Degirmenci Uzun E., Batuk M., D'Alessandro H., SENNAROĞLU G.

International journal of pediatric otorhinolaryngology, vol.160, pp.111248, 2022 (SCI-Expanded) identifier identifier identifier

  • Publication Type: Article / Article
  • Volume: 160
  • Publication Date: 2022
  • Doi Number: 10.1016/j.ijporl.2022.111248
  • Journal Name: International journal of pediatric otorhinolaryngology
  • Journal Indexes: Science Citation Index Expanded (SCI-EXPANDED), Scopus, Academic Search Premier, CAB Abstracts, EMBASE, MEDLINE, Veterinary Science Database
  • Page Numbers: pp.111248
  • Keywords: Cochlear implants, Auditory perception, Auditory brainstem implants, Pediatric audiology, Cochlear nerve deficiency
  • Hacettepe University Affiliated: Yes

Abstract

© 2022 Elsevier B.V.Objectives: The objectives of this study were to assess auditory perception and speech intelligibility outcomes in children with cochlear nerve (CN) hypoplasia who received cochlear implants (CIs) using Categories of Auditory Performance II (CAP II) and Speech Intelligibility Rating (SIR) scales.
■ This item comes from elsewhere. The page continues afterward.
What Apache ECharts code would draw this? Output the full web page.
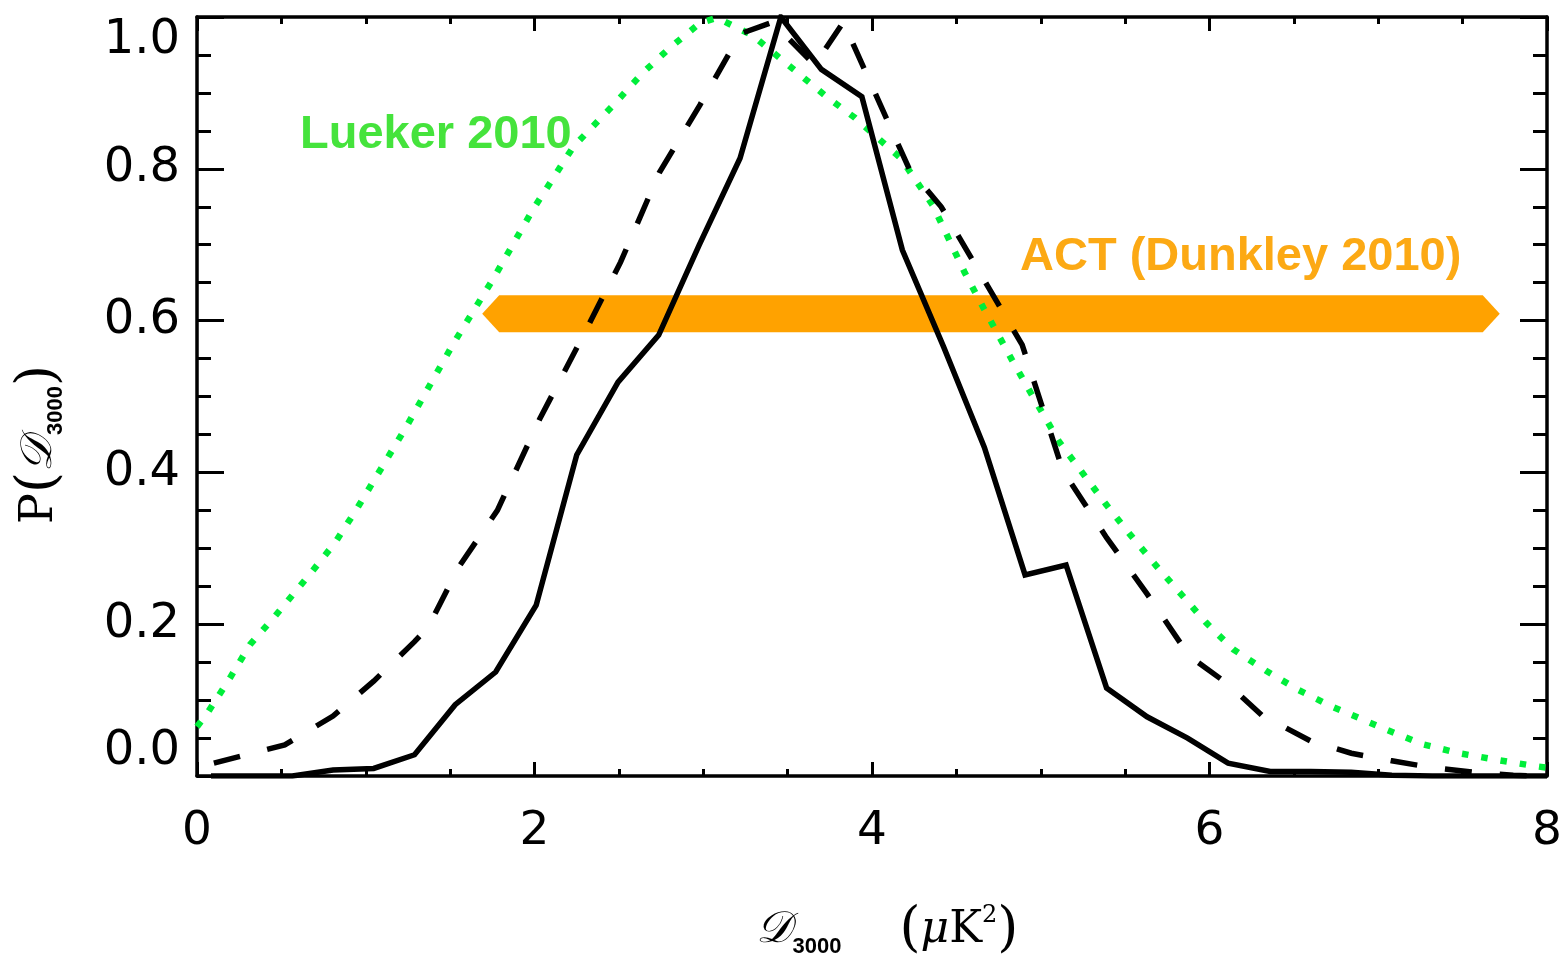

Methods: In total, 40 children who received CI and who were aged between 3 and 18 years were included in this study. The study group included 20 children with CN hypoplasia at least one ear, while the control group included 20 children with normal cochleas and cochlear nerve structures. All children in the study and control groups who participated were evaluated using the CAP II and the SIR scale. Demographic data were collected. Results: Significant differences were found between the study and control groups’ CAP II and SIR scores (p < 0.001). It was found that CAP II scores were positively correlated with SIR scores in the study (r = 0.743, p < 0.001) and control (r = 0.601, p < 0.001) groups. In the study group, significant negative correlations were found between SIR scores and age at implantation (r = −0.674, p = 0.004) and between CAP II scores and age at implantation (r = 0.751, p = 0.003). In the control group, a significant negative correlation was found between age at implantation and CAP II scores (r = −0.805, p = 0.001). Similarly, a significant negative correlation was found between age at implantation and SIR scores (r = −0.702, p = 0.007). Conclusion: Even for children with severe inner ear malformation and CN hypoplasia, CI is an effective treatment modality for auditory perception and speech production. However, it should be noted that CN hypoplasia affects auditory performance negatively in children with CI.